Maybe it's not because of the repeated study of it. Maybe it's just because I don't like the subjects being taught this semester, and I'm starting to be convinced that that's really the case.

Maybe it really isn't the length of which you study something, but what you're studying that determines how much enthusiasm you have for something, but in the case of literature, I'm not really sure it should be something that should be taught in a class like the Sciences or Mathematics.

A very good example is Wordsworth. During Romanticism class we studied one of his poems titled "Expostulation and Reply", which was basically Wordsworth's justification for not spending more time in the study and slacking off in the deeper recesses of a forest on a rock. In the poem, one of Wordsworth's unnamed friends (whose existence is debatable) questions him on why he wastes his time sitting on a rock and enjoying the fresh forest air and the beautiful chirping melodies of Nature when he could be in a dusty study room reading the Classics under a dim candlelight. Wordsworth then proceeds to answer, "Well, duh."

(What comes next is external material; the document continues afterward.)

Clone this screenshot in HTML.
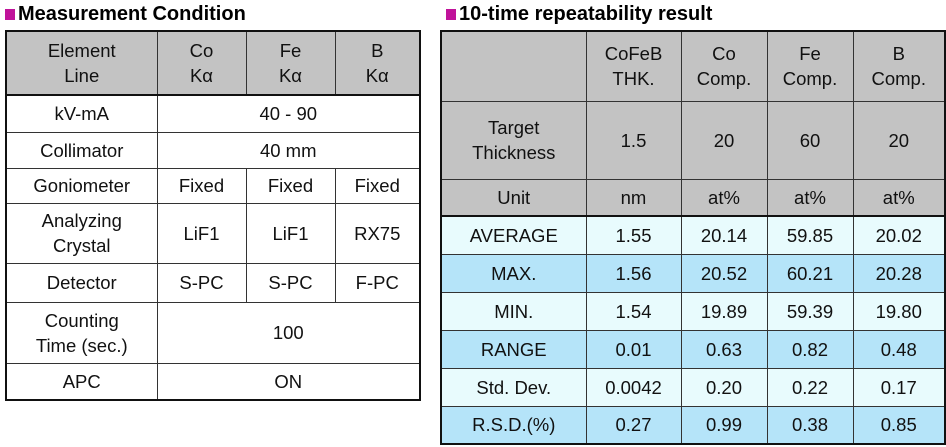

It was in a overly air conditioned, depressingly light classroom that I received this enlightenment.

We've taken Wordsworth's philosophy and printed it in books, but what we don't realize is that the book has in fact been printed upside down. Sitting in rooms studying is precisely what Wordsworth was against. He wanted people to go out into the woods (or the AYE, in our case) and sit alone and think. So thus we take his advice and study it.

Maybe some things can't be stuffed into a graded cirriculum, simply because it goes against their very Nature (anyone who got that, my sincerest condolences). Some things simply need to be taught for the sake of it, for the enjoyment of the student, not for their potential use in the future.

But I suppose that's not going to happen any time soon. Literature and the Arts are always going to be accessed and graded like just about any other subject. And it's after writing this blog entry that I'm going to have to finish up that analysis of Percy Shelley's poems that I'll get a one grade penalty for if I'm so much as one day late.